Photo club led by Cat Schick offers the homeless a way to express themselves
For a few hours, they stroll through the downtown east side taking pictures.
Karim, who is presently homeless, carries a walking cane in one hand and an old red backpack in the other.
"Photography was my passion back in Africa," he says, referring to his homeland, Tanzania.
"I wanted to get into it, but I never got a chance to."
Shortly after the walk has begun, the digital point-and-shoot that Schick has offered him to use stops working. Schick shuffles through her bag of used cameras and quickly offers him a new one.
"I find it a bit frustrating to just be able to lend the camera to the client for an hour and then [tell them] they have to give it back," she says of her self-funded stash. "I want them to be able to keep the cameras and use them between workshops.
"I want them to be able to go out and take pictures, and then we would talk about them at the next meeting, and talk about technique and composition."
Schick says that a group of artists on the This Is My City team are working on organizing and finding support in the city so that programs like the photo club can get the support it would need to thrive.
This Is My City began as a municipally-funded multi-discipline art program in 2009, which offered the city's most "ignored, shunned, looked down upon" groups an opportunity to learn the arts.
After the funding for the initiative was cut in "early 2010," Cat and the This Is My City crew — a group of 12 artists — decided to continue their work, bringing art to the homeless, and have become what Schick calls a "homeless, homeless organization."
Part of her work has been to reignite the Calgary Drop-In and Rehab Centre's photo club — offering members of the homeless community a chance to learn about photographic "technique and composition" through practice.

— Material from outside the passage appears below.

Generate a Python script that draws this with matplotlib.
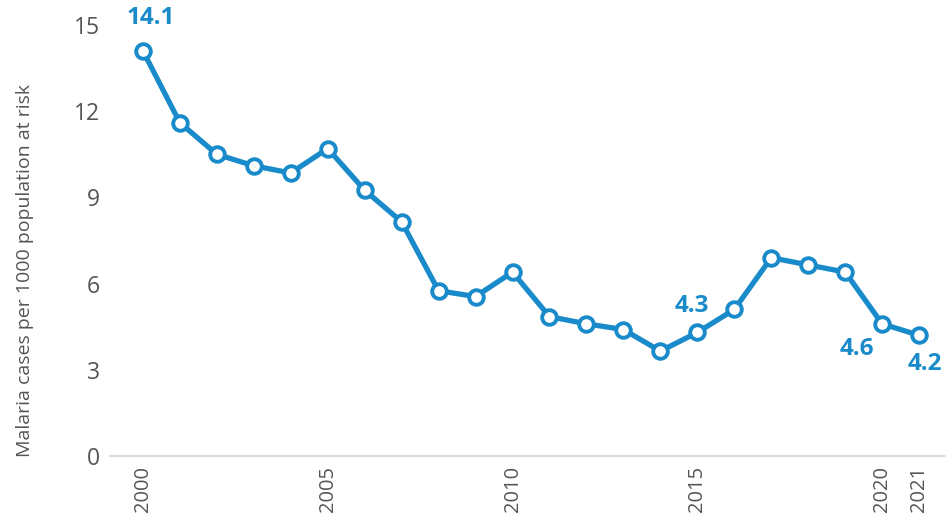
import matplotlib.pyplot as plt

# malaria incidence, cases per 1000 population at risk
years = list(range(2000, 2022))
cases = [14.1, 11.6, 10.5, 10.1, 9.85, 10.7, 9.25, 8.15, 5.75, 5.55, 6.4,
         4.85, 4.6, 4.4, 3.65, 4.3, 5.1, 6.9, 6.65, 6.4, 4.6, 4.2]
xticks = [2000, 2005, 2010, 2015, 2020, 2021]
yticks = [0, 3, 6, 9, 12, 15]

# value labels: year -> offset (points)
labelled = {2000: (6, 24), 2015: (-4, 19), 2020: (-18, -18), 2021: (4, -21)}

plt.rcParams["font.family"] = ["Open Sans", "DejaVu Sans"]

blue = "#1a8bca"
grey = "#555555"

fig = plt.figure(figsize=(9.49, 5.23), dpi=100)
ax = fig.add_axes([110 / 949, 1 - 456 / 523, 835 / 949, 431 / 523])

ax.plot(years, cases, color=blue, lw=3.8, marker="o", ms=10.5,
        mfc="white", mec=blue, mew=2.8, clip_on=False, zorder=3)

for yr, off in labelled.items():
    v = cases[years.index(yr)]
    ax.annotate(f"{v:.1f}", (yr, v), xytext=off, textcoords="offset points",
                ha="center", va="center", color=blue, fontsize=17.5,
                fontweight="bold")

ax.set_xlim(1999.11, 2021.7)
ax.set_ylim(0, 15)
ax.set_xticks(xticks)
ax.set_xticklabels([str(x) for x in xticks], rotation=90, fontsize=14.5,
                   color=grey)
ax.set_yticks(yticks)
ax.set_yticklabels([str(y) for y in yticks], fontsize=16.5, color=grey)
ax.tick_params(axis="both", length=0)
ax.tick_params(axis="y", pad=7)
ax.tick_params(axis="x", pad=7)

for s in ["left", "right", "top"]:
    ax.spines[s].set_visible(False)
ax.spines["bottom"].set_color("#dddddd")
ax.spines["bottom"].set_linewidth(1.5)

ax.set_ylabel("Malaria cases per 1000 population at risk", fontsize=14,
              color=grey)
ax.yaxis.set_label_coords(-76 / 835, 0.43)

fig.savefig("out.png", dpi=100)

For Karim, the club means much more than art for art's sake — he sees photography as a way of "moving up in the world," and perhaps even a means of making a living in the future.
"But even if I don't make money," he says, "I like taking photographs. I want to know what is photographic, and now (the opportunity) has popped up."
For the next couple of hours, Karim and Schick search the cityscape for lights, angles and people to take snapshots of. Schick shares tips and other photographic secrets from her wealth of experience as a veteran photographer.
As lunchtime at the Calgary Drop-In and Rehab Centre approaches, Schick and Karim part ways behind the black bars of the shelters back entrance, and make plans to meet again soon for another lesson.
Art: a way for the homeless to heal
David Burke, volunteer and special initiatives coordinator for the Alpha House detox and shelter, says that when Schick worked with his clients while the This Is My City project still had ample funding, her lesson plans helped with much more than art skills.
"In terms of addiction, any type of expression is a good thing," he says after bumping into Schick at a noisy east side coffee house. "People have to get out their feelings. They have to break through denial. Art can be a safe way to do that.
"Especially when you are in a shelter environment.
"We miss working with (Schick)," he says. "It really worked for people."
Schick's hope for the This Is My City project to keep going remains strong.
"For the future, we hope to see long-term, consistent programming in all of the [homeless] agencies," she says.
"A long-term goal would be to have a location — somewhere in downtown where people, marginalized or not, could come to have space to be creative, teach and learn, and build community."
Arts tend to be low on the priority for non-profit homeless funding. Schick says that she disagrees with the notion that art is simply a luxury.
"I would argue that arts is extremely necessary for everyone's mental health," she says.